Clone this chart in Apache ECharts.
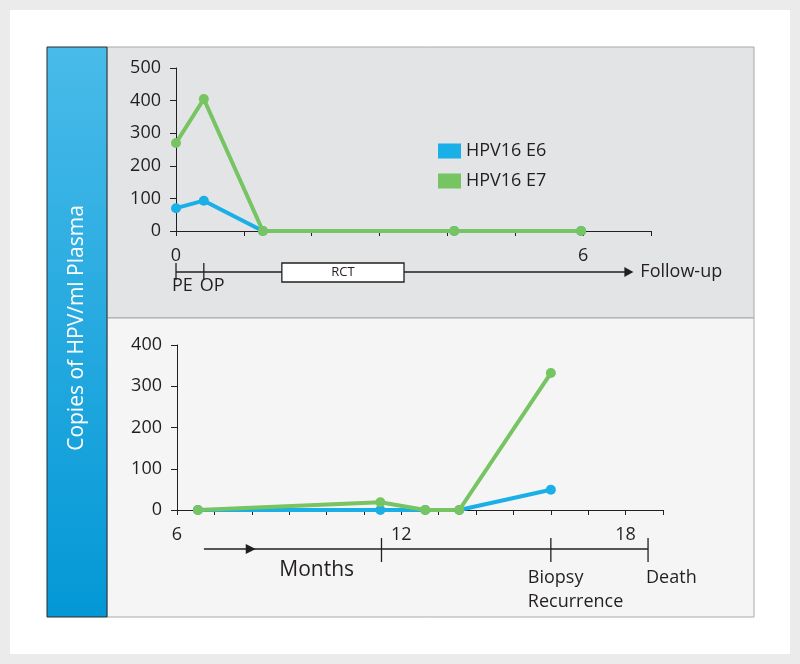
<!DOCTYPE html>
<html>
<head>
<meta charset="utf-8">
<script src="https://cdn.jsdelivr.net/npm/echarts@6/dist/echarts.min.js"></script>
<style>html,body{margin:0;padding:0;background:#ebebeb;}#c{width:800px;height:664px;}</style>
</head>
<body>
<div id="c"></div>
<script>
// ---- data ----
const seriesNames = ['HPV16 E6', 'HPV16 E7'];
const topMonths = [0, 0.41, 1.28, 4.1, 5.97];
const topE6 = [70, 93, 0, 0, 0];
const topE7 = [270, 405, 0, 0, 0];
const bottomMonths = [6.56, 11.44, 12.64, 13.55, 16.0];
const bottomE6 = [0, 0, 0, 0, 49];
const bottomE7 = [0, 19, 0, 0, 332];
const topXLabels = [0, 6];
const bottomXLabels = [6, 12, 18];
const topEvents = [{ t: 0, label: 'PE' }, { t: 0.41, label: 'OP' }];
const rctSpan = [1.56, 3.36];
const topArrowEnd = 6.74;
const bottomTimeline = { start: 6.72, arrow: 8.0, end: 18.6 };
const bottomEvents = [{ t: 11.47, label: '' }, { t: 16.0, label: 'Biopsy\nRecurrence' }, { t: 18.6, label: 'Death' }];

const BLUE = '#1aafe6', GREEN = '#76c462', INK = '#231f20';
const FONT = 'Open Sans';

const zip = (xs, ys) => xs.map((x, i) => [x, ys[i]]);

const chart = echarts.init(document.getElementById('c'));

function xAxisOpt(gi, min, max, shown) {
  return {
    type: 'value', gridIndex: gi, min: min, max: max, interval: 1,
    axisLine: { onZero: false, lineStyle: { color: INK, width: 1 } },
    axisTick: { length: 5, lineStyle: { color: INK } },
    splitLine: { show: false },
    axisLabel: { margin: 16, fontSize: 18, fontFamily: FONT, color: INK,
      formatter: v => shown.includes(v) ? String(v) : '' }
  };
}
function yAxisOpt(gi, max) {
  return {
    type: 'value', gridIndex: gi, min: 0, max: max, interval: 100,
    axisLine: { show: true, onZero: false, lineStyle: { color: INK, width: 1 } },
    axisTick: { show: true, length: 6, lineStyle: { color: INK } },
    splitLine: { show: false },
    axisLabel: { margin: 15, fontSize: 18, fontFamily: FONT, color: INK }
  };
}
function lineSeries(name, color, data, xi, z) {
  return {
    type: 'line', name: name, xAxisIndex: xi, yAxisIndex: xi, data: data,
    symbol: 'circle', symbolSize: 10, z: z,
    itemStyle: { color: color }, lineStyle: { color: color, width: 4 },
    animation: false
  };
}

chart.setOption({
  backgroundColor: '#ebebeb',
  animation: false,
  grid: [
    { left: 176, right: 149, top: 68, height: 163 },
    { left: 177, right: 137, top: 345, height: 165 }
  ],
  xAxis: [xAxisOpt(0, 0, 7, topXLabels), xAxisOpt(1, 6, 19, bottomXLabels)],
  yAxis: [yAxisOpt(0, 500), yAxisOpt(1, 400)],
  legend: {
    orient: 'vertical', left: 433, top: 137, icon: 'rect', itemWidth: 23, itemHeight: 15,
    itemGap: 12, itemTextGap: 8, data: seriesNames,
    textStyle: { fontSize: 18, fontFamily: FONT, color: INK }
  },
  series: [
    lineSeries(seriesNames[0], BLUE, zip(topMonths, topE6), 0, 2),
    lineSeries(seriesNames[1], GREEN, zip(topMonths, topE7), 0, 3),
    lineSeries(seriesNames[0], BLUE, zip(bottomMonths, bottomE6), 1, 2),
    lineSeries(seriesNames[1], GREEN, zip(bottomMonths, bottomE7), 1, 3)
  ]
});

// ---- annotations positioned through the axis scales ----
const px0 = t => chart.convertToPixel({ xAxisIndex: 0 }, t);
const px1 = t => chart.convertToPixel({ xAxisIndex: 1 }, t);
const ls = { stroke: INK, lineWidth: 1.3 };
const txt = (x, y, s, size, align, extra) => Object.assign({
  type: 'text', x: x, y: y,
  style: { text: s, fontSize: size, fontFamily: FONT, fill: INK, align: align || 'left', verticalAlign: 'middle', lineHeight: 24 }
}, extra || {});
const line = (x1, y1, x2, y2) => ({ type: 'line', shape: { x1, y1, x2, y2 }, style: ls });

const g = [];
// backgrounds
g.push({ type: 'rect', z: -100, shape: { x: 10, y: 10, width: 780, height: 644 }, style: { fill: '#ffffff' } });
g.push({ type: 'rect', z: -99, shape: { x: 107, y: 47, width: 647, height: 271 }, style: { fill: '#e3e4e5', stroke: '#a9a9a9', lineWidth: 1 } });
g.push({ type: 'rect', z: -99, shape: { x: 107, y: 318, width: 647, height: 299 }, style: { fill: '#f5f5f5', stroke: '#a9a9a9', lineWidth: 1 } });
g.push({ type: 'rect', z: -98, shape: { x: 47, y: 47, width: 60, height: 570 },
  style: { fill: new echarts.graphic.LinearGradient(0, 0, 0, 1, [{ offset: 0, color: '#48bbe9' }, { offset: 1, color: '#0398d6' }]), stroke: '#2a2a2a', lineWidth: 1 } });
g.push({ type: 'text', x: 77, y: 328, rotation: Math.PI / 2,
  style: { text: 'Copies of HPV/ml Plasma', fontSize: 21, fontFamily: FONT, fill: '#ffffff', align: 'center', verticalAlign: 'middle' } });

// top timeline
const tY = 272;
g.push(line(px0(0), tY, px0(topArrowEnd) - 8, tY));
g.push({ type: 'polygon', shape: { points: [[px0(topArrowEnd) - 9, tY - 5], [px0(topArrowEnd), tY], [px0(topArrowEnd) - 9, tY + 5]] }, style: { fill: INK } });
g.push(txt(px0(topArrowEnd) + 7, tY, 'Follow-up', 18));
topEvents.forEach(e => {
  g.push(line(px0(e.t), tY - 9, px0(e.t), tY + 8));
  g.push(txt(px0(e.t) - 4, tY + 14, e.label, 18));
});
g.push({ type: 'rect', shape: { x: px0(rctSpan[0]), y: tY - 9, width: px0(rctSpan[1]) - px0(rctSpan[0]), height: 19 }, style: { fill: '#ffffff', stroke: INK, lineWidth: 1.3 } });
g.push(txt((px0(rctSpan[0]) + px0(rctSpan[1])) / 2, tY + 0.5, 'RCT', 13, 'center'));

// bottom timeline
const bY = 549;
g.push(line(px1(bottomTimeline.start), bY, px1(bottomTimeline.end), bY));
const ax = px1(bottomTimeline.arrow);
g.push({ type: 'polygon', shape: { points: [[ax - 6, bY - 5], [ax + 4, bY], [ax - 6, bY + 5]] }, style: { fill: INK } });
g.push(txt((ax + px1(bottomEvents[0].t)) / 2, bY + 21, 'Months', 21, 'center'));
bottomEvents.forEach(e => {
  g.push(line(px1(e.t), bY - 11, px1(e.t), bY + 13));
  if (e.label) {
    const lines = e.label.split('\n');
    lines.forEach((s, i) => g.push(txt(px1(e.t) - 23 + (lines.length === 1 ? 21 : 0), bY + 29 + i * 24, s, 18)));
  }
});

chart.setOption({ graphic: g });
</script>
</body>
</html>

* Problem to solve
All the lines above are to be given again exactly as they read, with the pictures removed.

* Written answer
Clone this chart in Apache ECharts.
<!DOCTYPE html>
<html>
<head>
<meta charset="utf-8">
<script src="https://cdn.jsdelivr.net/npm/echarts@6/dist/echarts.min.js"></script>
<style>html,body{margin:0;padding:0;background:#ebebeb;}#c{width:800px;height:664px;}</style>
</head>
<body>
<div id="c"></div>
<script>
// ---- data ----
const seriesNames = ['HPV16 E6', 'HPV16 E7'];
const topMonths = [0, 0.41, 1.28, 4.1, 5.97];
const topE6 = [70, 93, 0, 0, 0];
const topE7 = [270, 405, 0, 0, 0];
const bottomMonths = [6.56, 11.44, 12.64, 13.55, 16.0];
const bottomE6 = [0, 0, 0, 0, 49];
const bottomE7 = [0, 19, 0, 0, 332];
const topXLabels = [0, 6];
const bottomXLabels = [6, 12, 18];
const topEvents = [{ t: 0, label: 'PE' }, { t: 0.41, label: 'OP' }];
const rctSpan = [1.56, 3.36];
const topArrowEnd = 6.74;
const bottomTimeline = { start: 6.72, arrow: 8.0, end: 18.6 };
const bottomEvents = [{ t: 11.47, label: '' }, { t: 16.0, label: 'Biopsy\nRecurrence' }, { t: 18.6, label: 'Death' }];

const BLUE = '#1aafe6', GREEN = '#76c462', INK = '#231f20';
const FONT = 'Open Sans';

const zip = (xs, ys) => xs.map((x, i) => [x, ys[i]]);

const chart = echarts.init(document.getElementById('c'));

function xAxisOpt(gi, min, max, shown) {
  return {
    type: 'value', gridIndex: gi, min: min, max: max, interval: 1,
    axisLine: { onZero: false, lineStyle: { color: INK, width: 1 } },
    axisTick: { length: 5, lineStyle: { color: INK } },
    splitLine: { show: false },
    axisLabel: { margin: 16, fontSize: 18, fontFamily: FONT, color: INK,
      formatter: v => shown.includes(v) ? String(v) : '' }
  };
}
function yAxisOpt(gi, max) {
  return {
    type: 'value', gridIndex: gi, min: 0, max: max, interval: 100,
    axisLine: { show: true, onZero: false, lineStyle: { color: INK, width: 1 } },
    axisTick: { show: true, length: 6, lineStyle: { color: INK } },
    splitLine: { show: false },
    axisLabel: { margin: 15, fontSize: 18, fontFamily: FONT, color: INK }
  };
}
function lineSeries(name, color, data, xi, z) {
  return {
    type: 'line', name: name, xAxisIndex: xi, yAxisIndex: xi, data: data,
    symbol: 'circle', symbolSize: 10, z: z,
    itemStyle: { color: color }, lineStyle: { color: color, width: 4 },
    animation: false
  };
}

chart.setOption({
  backgroundColor: '#ebebeb',
  animation: false,
  grid: [
    { left: 176, right: 149, top: 68, height: 163 },
    { left: 177, right: 137, top: 345, height: 165 }
  ],
  xAxis: [xAxisOpt(0, 0, 7, topXLabels), xAxisOpt(1, 6, 19, bottomXLabels)],
  yAxis: [yAxisOpt(0, 500), yAxisOpt(1, 400)],
  legend: {
    orient: 'vertical', left: 433, top: 137, icon: 'rect', itemWidth: 23, itemHeight: 15,
    itemGap: 12, itemTextGap: 8, data: seriesNames,
    textStyle: { fontSize: 18, fontFamily: FONT, color: INK }
  },
  series: [
    lineSeries(seriesNames[0], BLUE, zip(topMonths, topE6), 0, 2),
    lineSeries(seriesNames[1], GREEN, zip(topMonths, topE7), 0, 3),
    lineSeries(seriesNames[0], BLUE, zip(bottomMonths, bottomE6), 1, 2),
    lineSeries(seriesNames[1], GREEN, zip(bottomMonths, bottomE7), 1, 3)
  ]
});

// ---- annotations positioned through the axis scales ----
const px0 = t => chart.convertToPixel({ xAxisIndex: 0 }, t);
const px1 = t => chart.convertToPixel({ xAxisIndex: 1 }, t);
const ls = { stroke: INK, lineWidth: 1.3 };
const txt = (x, y, s, size, align, extra) => Object.assign({
  type: 'text', x: x, y: y,
  style: { text: s, fontSize: size, fontFamily: FONT, fill: INK, align: align || 'left', verticalAlign: 'middle', lineHeight: 24 }
}, extra || {});
const line = (x1, y1, x2, y2) => ({ type: 'line', shape: { x1, y1, x2, y2 }, style: ls });

const g = [];
// backgrounds
g.push({ type: 'rect', z: -100, shape: { x: 10, y: 10, width: 780, height: 644 }, style: { fill: '#ffffff' } });
g.push({ type: 'rect', z: -99, shape: { x: 107, y: 47, width: 647, height: 271 }, style: { fill: '#e3e4e5', stroke: '#a9a9a9', lineWidth: 1 } });
g.push({ type: 'rect', z: -99, shape: { x: 107, y: 318, width: 647, height: 299 }, style: { fill: '#f5f5f5', stroke: '#a9a9a9', lineWidth: 1 } });
g.push({ type: 'rect', z: -98, shape: { x: 47, y: 47, width: 60, height: 570 },
  style: { fill: new echarts.graphic.LinearGradient(0, 0, 0, 1, [{ offset: 0, color: '#48bbe9' }, { offset: 1, color: '#0398d6' }]), stroke: '#2a2a2a', lineWidth: 1 } });
g.push({ type: 'text', x: 77, y: 328, rotation: Math.PI / 2,
  style: { text: 'Copies of HPV/ml Plasma', fontSize: 21, fontFamily: FONT, fill: '#ffffff', align: 'center', verticalAlign: 'middle' } });

// top timeline
const tY = 272;
g.push(line(px0(0), tY, px0(topArrowEnd) - 8, tY));
g.push({ type: 'polygon', shape: { points: [[px0(topArrowEnd) - 9, tY - 5], [px0(topArrowEnd), tY], [px0(topArrowEnd) - 9, tY + 5]] }, style: { fill: INK } });
g.push(txt(px0(topArrowEnd) + 7, tY, 'Follow-up', 18));
topEvents.forEach(e => {
  g.push(line(px0(e.t), tY - 9, px0(e.t), tY + 8));
  g.push(txt(px0(e.t) - 4, tY + 14, e.label, 18));
});
g.push({ type: 'rect', shape: { x: px0(rctSpan[0]), y: tY - 9, width: px0(rctSpan[1]) - px0(rctSpan[0]), height: 19 }, style: { fill: '#ffffff', stroke: INK, lineWidth: 1.3 } });
g.push(txt((px0(rctSpan[0]) + px0(rctSpan[1])) / 2, tY + 0.5, 'RCT', 13, 'center'));

// bottom timeline
const bY = 549;
g.push(line(px1(bottomTimeline.start), bY, px1(bottomTimeline.end), bY));
const ax = px1(bottomTimeline.arrow);
g.push({ type: 'polygon', shape: { points: [[ax - 6, bY - 5], [ax + 4, bY], [ax - 6, bY + 5]] }, style: { fill: INK } });
g.push(txt((ax + px1(bottomEvents[0].t)) / 2, bY + 21, 'Months', 21, 'center'));
bottomEvents.forEach(e => {
  g.push(line(px1(e.t), bY - 11, px1(e.t), bY + 13));
  if (e.label) {
    const lines = e.label.split('\n');
    lines.forEach((s, i) => g.push(txt(px1(e.t) - 23 + (lines.length === 1 ? 21 : 0), bY + 29 + i * 24, s, 18)));
  }
});

chart.setOption({ graphic: g });
</script>
</body>
</html>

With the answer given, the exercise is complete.